Le parlement voyait avec raison dans ce pacte célèbre, mystérieusement conclu à l’insu du pays, le double triomphe de l’absolutisme pontifical et royal. Ses vieux instincts gallicans se réveillèrent. Il mit en jeu toute la science de ses légistes et dressa, en forme de remontrances, un traité complet de droit public sur les rapports de l’église et de l’état[1]. En recevant ces remontrances, François Ier s’écria : « Ces gens-là parlent comme s’ils n’étaient pas mes sujets, comme si je ne pouvais les condamner à perdre la tête. » C’était la première fois qu’un roi de France osait proférer de pareilles menaces ; mais le parlement n’en fut pas intimidé. La France entière, noblesse ou bourgeoisie, le clergé qui demandait que toute l’église gallicane fût convoquée, l’université qui en appelait au futur concile, étaient avec lui contre le pape et le roi. Fort de ces appuis, il résista deux ans et n’accorda l’enregistrement que contraint et forcé. De nouveaux conflits ne tardèrent pas à s’engager. François Ier lui fit défendre de « s’entremettre, de quelque façon que ce fût, de l’état ni d’autre chose que de la justice, et d’user par ci-après d’aucunes limitations, modifications ou restrictions sur les ordonnances et chartes. » C’était parler en maître absolu.

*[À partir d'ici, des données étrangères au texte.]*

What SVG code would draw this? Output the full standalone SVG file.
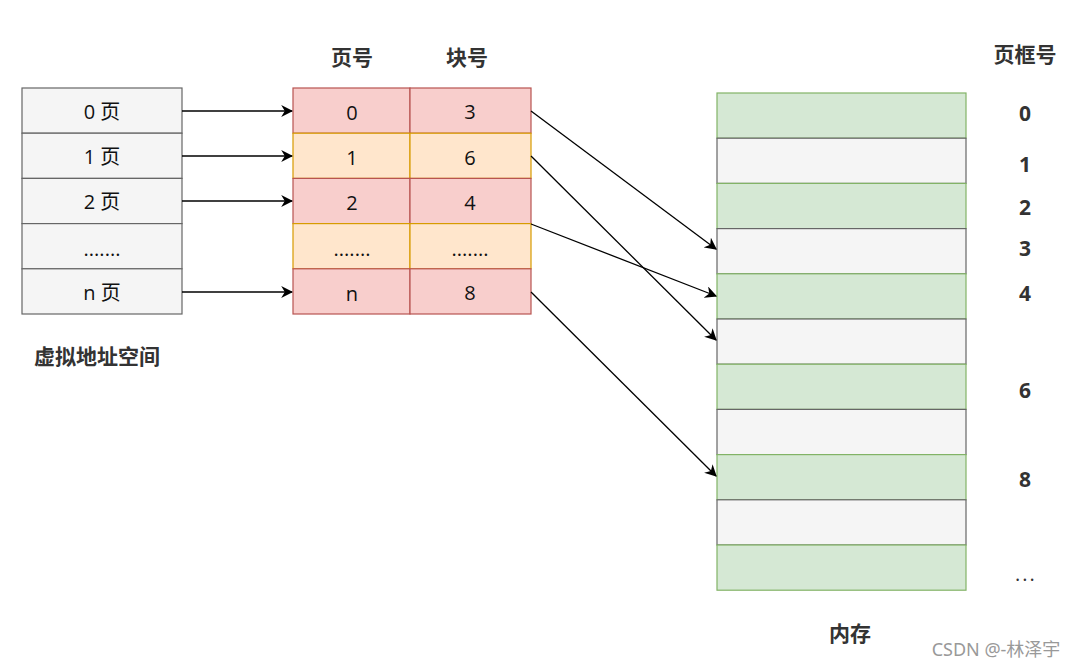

Mais ce prince, qui suivait plus volontiers les conseils de ses maîtresses que ceux des premiers magistrats du royaume, était le premier à invoquer, lorsque les intérêts de sa politique l’exigeaient, l’autorité de ces mêmes magistrats qu’il traitait avec tant de hauteur. En 1523, il s’était engagé par lettres à ne jamais réclamer les terres du comté de Nice, tenues du duc de Savoie, ce qui ne l’empêcha point de les revendiquer plus tard ; le duc lui opposa les lettres signées de sa main, et François Ier lui répondit qu’elles étaient nulles et ne l’obligeaient pas, attendu qu’elles n’avaient point été enregistrées. Ce ne fut pas du reste la seule fois qu’il renia sa signature. Pendant la captivité de Madrid, il avait, on le sait, abandonné à Charles-Quint le duché de Bourgogne et quelques autres territoires importans. À peine sorti de la prison dont il s’était ouvert les portes par un démembrement, il convoqua dans la ville de Cognac une assemblée de notables pour protester contre la

  1. Traité des libertés de l’église gallicane, t. Ier, p. 149 et suiv. — Archives curieuses de l’histoire de France, t. III, p. 350.